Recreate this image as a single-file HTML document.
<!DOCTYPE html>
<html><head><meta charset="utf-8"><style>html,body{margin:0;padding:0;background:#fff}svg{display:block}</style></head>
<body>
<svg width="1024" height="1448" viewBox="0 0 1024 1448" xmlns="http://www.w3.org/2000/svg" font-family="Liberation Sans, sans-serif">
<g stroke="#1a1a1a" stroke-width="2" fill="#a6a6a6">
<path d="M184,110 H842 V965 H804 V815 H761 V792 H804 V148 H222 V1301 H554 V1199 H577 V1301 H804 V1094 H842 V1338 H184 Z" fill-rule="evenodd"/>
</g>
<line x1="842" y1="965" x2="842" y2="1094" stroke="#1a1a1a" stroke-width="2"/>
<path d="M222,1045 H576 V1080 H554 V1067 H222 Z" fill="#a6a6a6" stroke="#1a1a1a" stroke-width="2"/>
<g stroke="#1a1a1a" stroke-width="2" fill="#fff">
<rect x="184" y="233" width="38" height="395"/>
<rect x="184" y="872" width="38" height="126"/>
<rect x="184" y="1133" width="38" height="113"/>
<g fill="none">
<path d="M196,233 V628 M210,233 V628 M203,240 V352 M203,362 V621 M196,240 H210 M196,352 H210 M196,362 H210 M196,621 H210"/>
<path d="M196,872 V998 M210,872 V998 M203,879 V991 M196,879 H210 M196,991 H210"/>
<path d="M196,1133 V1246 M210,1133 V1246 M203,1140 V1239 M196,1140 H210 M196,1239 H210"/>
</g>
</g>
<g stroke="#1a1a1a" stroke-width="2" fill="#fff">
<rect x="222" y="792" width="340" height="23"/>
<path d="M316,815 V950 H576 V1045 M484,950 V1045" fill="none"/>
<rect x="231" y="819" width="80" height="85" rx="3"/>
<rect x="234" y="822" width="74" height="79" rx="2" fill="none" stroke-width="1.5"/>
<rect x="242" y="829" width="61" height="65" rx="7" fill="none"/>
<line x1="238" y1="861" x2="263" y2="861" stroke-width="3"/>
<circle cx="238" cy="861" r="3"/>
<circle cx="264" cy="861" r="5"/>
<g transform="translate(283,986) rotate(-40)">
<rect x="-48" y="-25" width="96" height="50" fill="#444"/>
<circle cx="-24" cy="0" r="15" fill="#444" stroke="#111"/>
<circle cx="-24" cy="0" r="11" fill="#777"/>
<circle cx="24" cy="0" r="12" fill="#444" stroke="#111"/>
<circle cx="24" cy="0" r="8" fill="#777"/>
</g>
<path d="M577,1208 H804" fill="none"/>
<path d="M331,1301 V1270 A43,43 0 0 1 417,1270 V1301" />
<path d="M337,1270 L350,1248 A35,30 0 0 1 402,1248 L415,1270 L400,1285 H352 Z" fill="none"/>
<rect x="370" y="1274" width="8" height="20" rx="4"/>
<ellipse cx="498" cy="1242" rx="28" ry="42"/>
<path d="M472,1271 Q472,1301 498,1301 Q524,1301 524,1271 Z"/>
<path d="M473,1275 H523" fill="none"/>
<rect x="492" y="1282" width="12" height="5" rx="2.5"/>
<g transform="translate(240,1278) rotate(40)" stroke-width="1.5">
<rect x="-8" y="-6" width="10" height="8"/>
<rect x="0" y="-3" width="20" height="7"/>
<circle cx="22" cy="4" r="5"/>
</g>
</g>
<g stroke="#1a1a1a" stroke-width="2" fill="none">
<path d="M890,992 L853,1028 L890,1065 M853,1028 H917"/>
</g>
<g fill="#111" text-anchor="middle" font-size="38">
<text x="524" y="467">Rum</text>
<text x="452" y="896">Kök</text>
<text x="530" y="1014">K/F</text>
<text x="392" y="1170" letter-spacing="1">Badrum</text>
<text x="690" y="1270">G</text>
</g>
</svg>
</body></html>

- [TASK INSTRUCTIONS]
Give an exact repetition of all the material.

- [COMPLETED TASK]
Recreate this image as a single-file HTML document.
<!DOCTYPE html>
<html><head><meta charset="utf-8"><style>html,body{margin:0;padding:0;background:#fff}svg{display:block}</style></head>
<body>
<svg width="1024" height="1448" viewBox="0 0 1024 1448" xmlns="http://www.w3.org/2000/svg" font-family="Liberation Sans, sans-serif">
<g stroke="#1a1a1a" stroke-width="2" fill="#a6a6a6">
<path d="M184,110 H842 V965 H804 V815 H761 V792 H804 V148 H222 V1301 H554 V1199 H577 V1301 H804 V1094 H842 V1338 H184 Z" fill-rule="evenodd"/>
</g>
<line x1="842" y1="965" x2="842" y2="1094" stroke="#1a1a1a" stroke-width="2"/>
<path d="M222,1045 H576 V1080 H554 V1067 H222 Z" fill="#a6a6a6" stroke="#1a1a1a" stroke-width="2"/>
<g stroke="#1a1a1a" stroke-width="2" fill="#fff">
<rect x="184" y="233" width="38" height="395"/>
<rect x="184" y="872" width="38" height="126"/>
<rect x="184" y="1133" width="38" height="113"/>
<g fill="none">
<path d="M196,233 V628 M210,233 V628 M203,240 V352 M203,362 V621 M196,240 H210 M196,352 H210 M196,362 H210 M196,621 H210"/>
<path d="M196,872 V998 M210,872 V998 M203,879 V991 M196,879 H210 M196,991 H210"/>
<path d="M196,1133 V1246 M210,1133 V1246 M203,1140 V1239 M196,1140 H210 M196,1239 H210"/>
</g>
</g>
<g stroke="#1a1a1a" stroke-width="2" fill="#fff">
<rect x="222" y="792" width="340" height="23"/>
<path d="M316,815 V950 H576 V1045 M484,950 V1045" fill="none"/>
<rect x="231" y="819" width="80" height="85" rx="3"/>
<rect x="234" y="822" width="74" height="79" rx="2" fill="none" stroke-width="1.5"/>
<rect x="242" y="829" width="61" height="65" rx="7" fill="none"/>
<line x1="238" y1="861" x2="263" y2="861" stroke-width="3"/>
<circle cx="238" cy="861" r="3"/>
<circle cx="264" cy="861" r="5"/>
<g transform="translate(283,986) rotate(-40)">
<rect x="-48" y="-25" width="96" height="50" fill="#444"/>
<circle cx="-24" cy="0" r="15" fill="#444" stroke="#111"/>
<circle cx="-24" cy="0" r="11" fill="#777"/>
<circle cx="24" cy="0" r="12" fill="#444" stroke="#111"/>
<circle cx="24" cy="0" r="8" fill="#777"/>
</g>
<path d="M577,1208 H804" fill="none"/>
<path d="M331,1301 V1270 A43,43 0 0 1 417,1270 V1301" />
<path d="M337,1270 L350,1248 A35,30 0 0 1 402,1248 L415,1270 L400,1285 H352 Z" fill="none"/>
<rect x="370" y="1274" width="8" height="20" rx="4"/>
<ellipse cx="498" cy="1242" rx="28" ry="42"/>
<path d="M472,1271 Q472,1301 498,1301 Q524,1301 524,1271 Z"/>
<path d="M473,1275 H523" fill="none"/>
<rect x="492" y="1282" width="12" height="5" rx="2.5"/>
<g transform="translate(240,1278) rotate(40)" stroke-width="1.5">
<rect x="-8" y="-6" width="10" height="8"/>
<rect x="0" y="-3" width="20" height="7"/>
<circle cx="22" cy="4" r="5"/>
</g>
</g>
<g stroke="#1a1a1a" stroke-width="2" fill="none">
<path d="M890,992 L853,1028 L890,1065 M853,1028 H917"/>
</g>
<g fill="#111" text-anchor="middle" font-size="38">
<text x="524" y="467">Rum</text>
<text x="452" y="896">Kök</text>
<text x="530" y="1014">K/F</text>
<text x="392" y="1170" letter-spacing="1">Badrum</text>
<text x="690" y="1270">G</text>
</g>
</svg>
</body></html>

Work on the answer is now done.